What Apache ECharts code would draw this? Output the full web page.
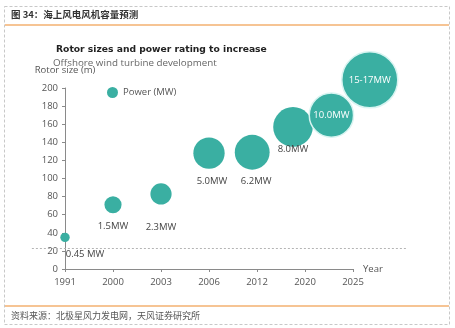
<!DOCTYPE html>
<html>
<head>
<meta charset="utf-8">
<script src="https://cdn.jsdelivr.net/npm/echarts@6/dist/echarts.min.js"></script>
<style>
html,body{margin:0;padding:0;background:#fff;}
#c{width:455px;height:328px;}
</style>
</head>
<body>
<div id="c"></div>
<script>
// ---- data ----
const yearTicks = ['1991', '2000', '2003', '2006', '2012', '2020', '2025'];
const bubbleX = [0, 1, 2, 3, 3.9, 4.75, 5.55, 6.35];      // position along year axis (tick index units)
const rotorSize = [35, 71, 83, 128, 129, 157, 170, 209];  // rotor size (m)
const powerMW = [0.45, 1.5, 2.3, 5.0, 6.2, 8.0, 10.0, 16]; // power rating (MW)
const powerLabels = ['0.45 MW', '1.5MW', '2.3MW', '5.0MW', '6.2MW', '8.0MW', '10.0MW', '15-17MW'];
const yTicks = [0, 20, 40, 60, 80, 100, 120, 140, 160, 180, 200];
const refLineValue = 23;
const refLineSpan = [-0.69, 7.12];

// ---- styles ----
const teal = '#3AAFA2';
const labelOffsets = [[20, 17], [0, 22], [0, 33], [3, 28], [4, 29], [0, 22], [0, 0], [0, 0]];
const insideLabel = [false, false, false, false, false, false, true, true];
const font = "'Open Sans', 'Liberation Sans', sans-serif";

const chart = echarts.init(document.getElementById('c'), null, {renderer: 'canvas'});

const bubbleData = bubbleX.map((x, i) => ({
  value: [x, rotorSize[i], powerMW[i]],
  name: powerLabels[i],
  symbolSize: 14 * Math.sqrt(powerMW[i]),
  itemStyle: insideLabel[i] ? {borderColor: '#d8f4f1', borderWidth: 1.5} : {},
  label: {
    show: true,
    position: 'inside',
    offset: labelOffsets[i],
    formatter: powerLabels[i],
    color: insideLabel[i] ? '#ffffff' : '#444',
    fontSize: 9.5,
    fontFamily: font
  }
}));

const frameGraphics = [
  {type: 'rect', shape: {x: 4.5, y: 6.5, width: 445, height: 318},
   style: {fill: null, stroke: '#c8c8c8', lineWidth: 1, lineDash: [3, 2]}, z: 0},
  {type: 'line', shape: {x1: 5, y1: 25, x2: 449, y2: 25},
   style: {stroke: '#EE8A2A', lineWidth: 1.2}},
  {type: 'line', shape: {x1: 5, y1: 306, x2: 449, y2: 306},
   style: {stroke: '#EE8A2A', lineWidth: 1.2}},
  {type: 'text', left: 11, top: 10,
   style: {text: '图 34：海上风电风机容量预测', fill: '#333', font: "bold 9.5px 'Noto Sans CJK SC', sans-serif"}},
  {type: 'text', left: 11, top: 311,
   style: {text: '资料来源：北极星风力发电网，天风证券研究所', fill: '#555', font: "9px 'Noto Sans CJK SC', sans-serif"}}
];

chart.setOption({
  animation: false,
  backgroundColor: '#fff',
  textStyle: {fontFamily: font},
  title: [
    {text: 'Rotor sizes and power rating to increase', left: 51, top: 40,
     textStyle: {fontSize: 9.2, fontWeight: 'bold', color: '#222', fontFamily: "'DejaVu Sans', sans-serif"}},
    {text: 'Offshore wind turbine development', left: 48, top: 53,
     textStyle: {fontSize: 9.8, fontWeight: 'normal', color: '#666', fontFamily: font}}
  ],
  legend: {
    data: ['Power (MW)'],
    left: 102, top: 82,
    icon: 'circle', itemWidth: 11, itemHeight: 11, itemGap: 5,
    textStyle: {fontSize: 9.5, color: '#555', fontFamily: font}
  },
  grid: {left: 65, right: 102, top: 88, bottom: 59, containLabel: false},
  xAxis: {
    type: 'value', min: 0, max: yearTicks.length - 1, interval: 1,
    name: 'Year', nameLocation: 'end', nameGap: 10,
    nameTextStyle: {fontSize: 9.5, color: '#555', verticalAlign: 'middle', fontFamily: font},
    axisLine: {show: true, lineStyle: {color: '#8a8a8a', width: 1}},
    axisTick: {show: true, length: 3, lineStyle: {color: '#8a8a8a'}},
    axisLabel: {formatter: v => yearTicks[v] || '', fontSize: 9.5, color: '#555', margin: 8, fontFamily: font},
    splitLine: {show: false}
  },
  yAxis: {
    type: 'value', min: yTicks[0], max: yTicks[yTicks.length - 1], interval: yTicks[1] - yTicks[0],
    name: 'Rotor size (m)', nameLocation: 'end', nameGap: 13,
    nameTextStyle: {fontSize: 9.5, color: '#555', fontFamily: font},
    axisLine: {show: true, lineStyle: {color: '#8a8a8a', width: 1}},
    axisTick: {show: true, length: 3, lineStyle: {color: '#8a8a8a'}},
    axisLabel: {fontSize: 9.5, color: '#555', margin: 7, fontFamily: font},
    splitLine: {show: false}
  },
  series: [
    {
      name: 'Power (MW)', type: 'scatter', clip: false,
      itemStyle: {color: teal, opacity: 1},
      data: bubbleData,
      z: 3
    }
  ],
  graphic: frameGraphics
});

// dotted reference line, positioned through the chart's own scales
const p1 = chart.convertToPixel({gridIndex: 0}, [refLineSpan[0], refLineValue]);
const p2 = chart.convertToPixel({gridIndex: 0}, [refLineSpan[1], refLineValue]);
chart.setOption({
  graphic: frameGraphics.concat([{
    type: 'line', silent: true, z: 1,
    shape: {x1: p1[0], y1: Math.round(p1[1]) + 0.5, x2: p2[0], y2: Math.round(p2[1]) + 0.5},
    style: {stroke: '#b4b4b4', lineWidth: 1, lineDash: [2, 2]}
  }])
});
</script>
</body>
</html>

=-=-=-=-=

REQUIREMENT:
Each line of the data should be quoted exactly, with pictures left out.

SOLUTION FOR THIS PROBLEM:
What Apache ECharts code would draw this? Output the full web page.
<!DOCTYPE html>
<html>
<head>
<meta charset="utf-8">
<script src="https://cdn.jsdelivr.net/npm/echarts@6/dist/echarts.min.js"></script>
<style>
html,body{margin:0;padding:0;background:#fff;}
#c{width:455px;height:328px;}
</style>
</head>
<body>
<div id="c"></div>
<script>
// ---- data ----
const yearTicks = ['1991', '2000', '2003', '2006', '2012', '2020', '2025'];
const bubbleX = [0, 1, 2, 3, 3.9, 4.75, 5.55, 6.35];      // position along year axis (tick index units)
const rotorSize = [35, 71, 83, 128, 129, 157, 170, 209];  // rotor size (m)
const powerMW = [0.45, 1.5, 2.3, 5.0, 6.2, 8.0, 10.0, 16]; // power rating (MW)
const powerLabels = ['0.45 MW', '1.5MW', '2.3MW', '5.0MW', '6.2MW', '8.0MW', '10.0MW', '15-17MW'];
const yTicks = [0, 20, 40, 60, 80, 100, 120, 140, 160, 180, 200];
const refLineValue = 23;
const refLineSpan = [-0.69, 7.12];

// ---- styles ----
const teal = '#3AAFA2';
const labelOffsets = [[20, 17], [0, 22], [0, 33], [3, 28], [4, 29], [0, 22], [0, 0], [0, 0]];
const insideLabel = [false, false, false, false, false, false, true, true];
const font = "'Open Sans', 'Liberation Sans', sans-serif";

const chart = echarts.init(document.getElementById('c'), null, {renderer: 'canvas'});

const bubbleData = bubbleX.map((x, i) => ({
  value: [x, rotorSize[i], powerMW[i]],
  name: powerLabels[i],
  symbolSize: 14 * Math.sqrt(powerMW[i]),
  itemStyle: insideLabel[i] ? {borderColor: '#d8f4f1', borderWidth: 1.5} : {},
  label: {
    show: true,
    position: 'inside',
    offset: labelOffsets[i],
    formatter: powerLabels[i],
    color: insideLabel[i] ? '#ffffff' : '#444',
    fontSize: 9.5,
    fontFamily: font
  }
}));

const frameGraphics = [
  {type: 'rect', shape: {x: 4.5, y: 6.5, width: 445, height: 318},
   style: {fill: null, stroke: '#c8c8c8', lineWidth: 1, lineDash: [3, 2]}, z: 0},
  {type: 'line', shape: {x1: 5, y1: 25, x2: 449, y2: 25},
   style: {stroke: '#EE8A2A', lineWidth: 1.2}},
  {type: 'line', shape: {x1: 5, y1: 306, x2: 449, y2: 306},
   style: {stroke: '#EE8A2A', lineWidth: 1.2}},
  {type: 'text', left: 11, top: 10,
   style: {text: '图 34：海上风电风机容量预测', fill: '#333', font: "bold 9.5px 'Noto Sans CJK SC', sans-serif"}},
  {type: 'text', left: 11, top: 311,
   style: {text: '资料来源：北极星风力发电网，天风证券研究所', fill: '#555', font: "9px 'Noto Sans CJK SC', sans-serif"}}
];

chart.setOption({
  animation: false,
  backgroundColor: '#fff',
  textStyle: {fontFamily: font},
  title: [
    {text: 'Rotor sizes and power rating to increase', left: 51, top: 40,
     textStyle: {fontSize: 9.2, fontWeight: 'bold', color: '#222', fontFamily: "'DejaVu Sans', sans-serif"}},
    {text: 'Offshore wind turbine development', left: 48, top: 53,
     textStyle: {fontSize: 9.8, fontWeight: 'normal', color: '#666', fontFamily: font}}
  ],
  legend: {
    data: ['Power (MW)'],
    left: 102, top: 82,
    icon: 'circle', itemWidth: 11, itemHeight: 11, itemGap: 5,
    textStyle: {fontSize: 9.5, color: '#555', fontFamily: font}
  },
  grid: {left: 65, right: 102, top: 88, bottom: 59, containLabel: false},
  xAxis: {
    type: 'value', min: 0, max: yearTicks.length - 1, interval: 1,
    name: 'Year', nameLocation: 'end', nameGap: 10,
    nameTextStyle: {fontSize: 9.5, color: '#555', verticalAlign: 'middle', fontFamily: font},
    axisLine: {show: true, lineStyle: {color: '#8a8a8a', width: 1}},
    axisTick: {show: true, length: 3, lineStyle: {color: '#8a8a8a'}},
    axisLabel: {formatter: v => yearTicks[v] || '', fontSize: 9.5, color: '#555', margin: 8, fontFamily: font},
    splitLine: {show: false}
  },
  yAxis: {
    type: 'value', min: yTicks[0], max: yTicks[yTicks.length - 1], interval: yTicks[1] - yTicks[0],
    name: 'Rotor size (m)', nameLocation: 'end', nameGap: 13,
    nameTextStyle: {fontSize: 9.5, color: '#555', fontFamily: font},
    axisLine: {show: true, lineStyle: {color: '#8a8a8a', width: 1}},
    axisTick: {show: true, length: 3, lineStyle: {color: '#8a8a8a'}},
    axisLabel: {fontSize: 9.5, color: '#555', margin: 7, fontFamily: font},
    splitLine: {show: false}
  },
  series: [
    {
      name: 'Power (MW)', type: 'scatter', clip: false,
      itemStyle: {color: teal, opacity: 1},
      data: bubbleData,
      z: 3
    }
  ],
  graphic: frameGraphics
});

// dotted reference line, positioned through the chart's own scales
const p1 = chart.convertToPixel({gridIndex: 0}, [refLineSpan[0], refLineValue]);
const p2 = chart.convertToPixel({gridIndex: 0}, [refLineSpan[1], refLineValue]);
chart.setOption({
  graphic: frameGraphics.concat([{
    type: 'line', silent: true, z: 1,
    shape: {x1: p1[0], y1: Math.round(p1[1]) + 0.5, x2: p2[0], y2: Math.round(p2[1]) + 0.5},
    style: {stroke: '#b4b4b4', lineWidth: 1, lineDash: [2, 2]}
  }])
});
</script>
</body>
</html>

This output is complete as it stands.